Q.6. What to do when unforgiveness (and resulting ill-will) arises in mind towards someone?
Ans. One technique will suit all in such a case because it is based on two great insights:
- As long as resentment (and resulting ill-will) is harbored in mind, one cannot enjoy peace and happiness despite desiring utmost to feel peace and happiness.
- When one has to go to the roof of the house, no one can jump from ground and directly land up on the roof, but one has to use the stair and ascending it one step at a time till one reaches the roof. Even an adult cannot jump to roof from ground directly, whereas using a stair, even a small child is able to reach the roof.
The technique is following:
When resentment (and resulting ill-will) arise in mind towards someone, do the following for 10-15 minutes.
- Close your eyes and sit with spine, neck and head in a straight line. If one cannot do this because of not being in a position to do so, one can practice this in standing or lying position as well.
- Now, say to yourself for 2-3 minutes: “May I be full of peace, happiness and wisdom.” or “May God/Allah/Bhagwan/Guru give peace, happiness and wisdom to me.”
- After that, say to yourself for 2-3 minutes: “May all my friends and family members be full of peace, happiness and wisdom.” or “May God/Allah/Bhagwan/Guru give peace, happiness and wisdom to all my friends and family members.”
- After that, say to yourself for 2-3 minutes: “May all those, who unintentionally hurt me, be full of peace, happiness and wisdom.” or “May God/Allah/Bhagwan/Guru give peace, happiness and wisdom to all those, who unintentionally hurt me.”
- After that, say to yourself for 2-3 minutes: “May all those, who intentionally or unintentionally hurt me, be full of peace, happiness and wisdom.” or “May God/Allah/Bhagwan/Guru give peace, happiness and wisdom to all those, who intentionally or unintentionally hurt me.”
- After that, say to yourself for 2-3 minutes: “May all beings be full of peace, happiness and wisdom.” or “May God/Allah/Bhagwan/Guru give peace, happiness and wisdom to allbeings.”
What will happen when one practice this technique? The first prayer is for oneself – everyone will do that with full devotion. That will increase the level of peace and purity in him. The second prayer is for one’s friends and family members. Everyone will do this also. The first 2 prayers will increase peace and purity to a degree that the third prayer for those who hurt us unintentionally, will become possible. And the first 3 prayers will increase the peace and purity to a degree that the fourth prayer for those who hurt us intentionally or unintentionally, will also become possible. And after that, one should end with universal prayer for all beings.
It works for everyone because this technique doesn’t demand us to jump from ground to roof directly (i.e., directly ‘pray for’/forgive those who intentionally or unintentionally hurt us), but gives us a stair-based approach, which increase the level of peace and purity (sattwa quality) in us and gradually make us pray for those also who intentionally or unintentionally hurt us.
And what happens if we are not able to remove thoughts of resentment – they create a chain-reaction of thoughts bearing more and more resentment and ill-will, thus enormously wasting our time and energy and disturbing our peace and happiness for many minutes (and even hours).

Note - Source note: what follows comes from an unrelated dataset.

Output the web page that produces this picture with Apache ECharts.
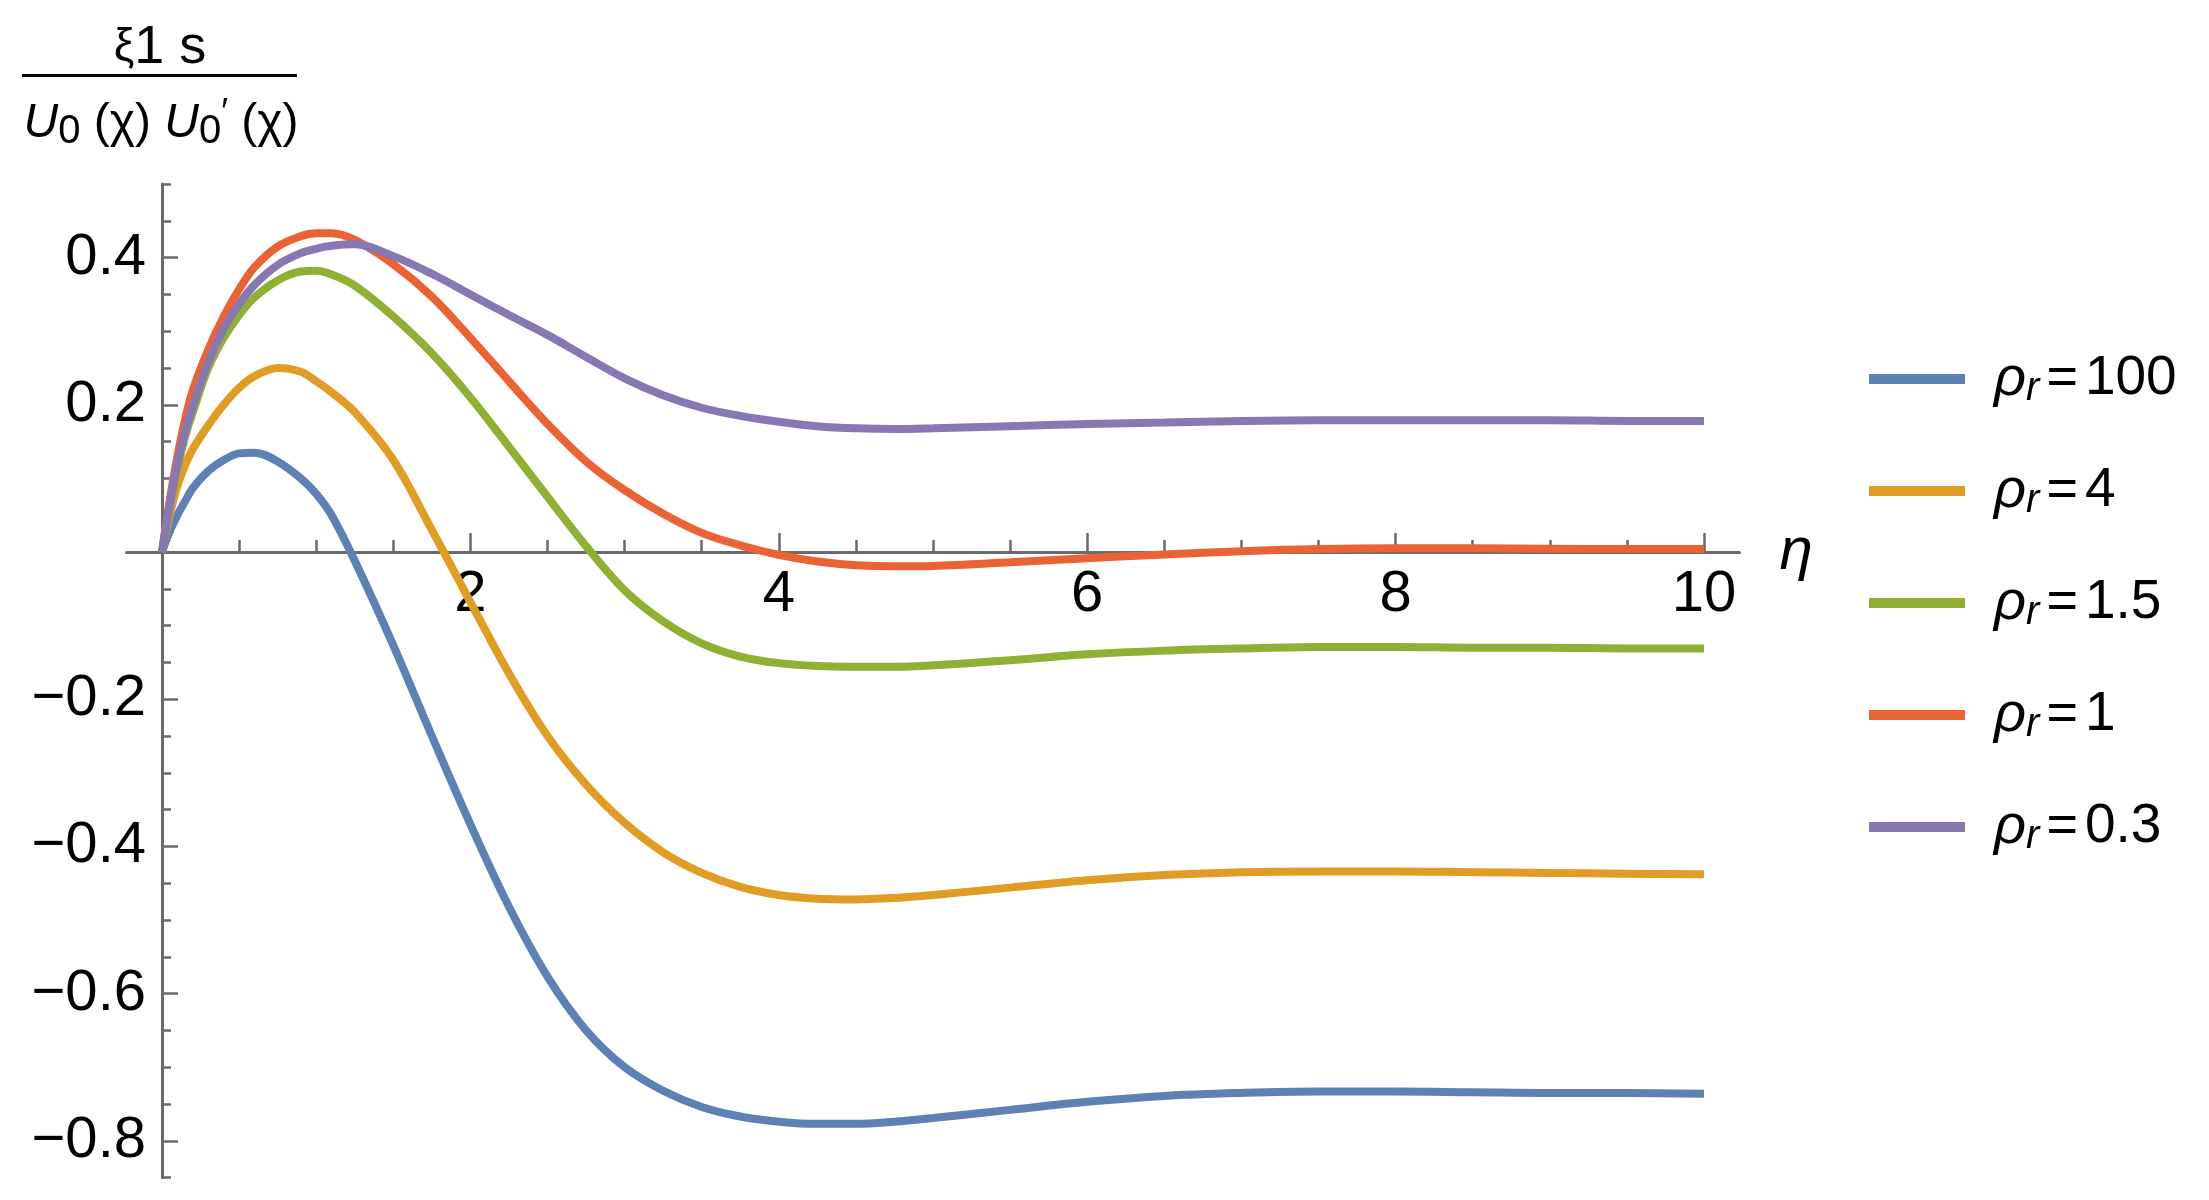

One who instead practises above technique, will be able to transcend resentment for the time-being rather than loosing minutes and even hours of time, energy and inner peace to it.
Please read other techniques on dealing with negative thinking here: “How to deal with negative memories from past and anxiety about future”.
Q.7. How to develop peace and purity which becomes the ground for a forgiving and loving attitude towards all?
- Develop the habit of positive and broad-minded thinking so that you can see the real level of peace and happiness that people who cause harm or hurt to others intentionally or unintentionally enjoy. Once this delusion is gone that such people are happy, we will be able to feel concern rather than disgust for them.
- Always remember that there is at least one person in this world whom you always forgive and love despite all the mistakes that person does. And that person is YOU. If YOU can forgive and love YOURSELF despite all mistakes YOU do, YOU are quite capable of doing it for others also.
- Always remember, every saint has a past and every sinner has a future. A sinner can become a saint in future – many examples exist. No amount of sin destroys the seed of humanity in a person – there is always a chance that given a good ground, the seed of humanity in a wrong-doer will germinate into the mighty tree of virtue and will yield the shade of peace and fruits of joy to all. So, hope for the best future for wrong-doer and work for their transformation with love, kindness and skillful guidance. This is how every mature person, should act.
- Daily do yoga (particularly thoughtless awareness and breathing exercises – kapalbhati and nadi shodhana pranayama are most strongly recommended to readers) to store up peace and positivity in mind so that their cumulative effect is able to neutralize and help you in removing negative feelings arising in future.
I will end this post with one couplet by Saint Kabir.
Jo toko kata boye, tahe boye too Phool.
Phool ke phool hai, kata ke shool.
This means, those who sow thorns for you, you should sow flowers for them. By sowing thorns, they reap sorrow, whereas by sowing flowers, you reap joy and help in making them eventually realize and correct their wrong-doings.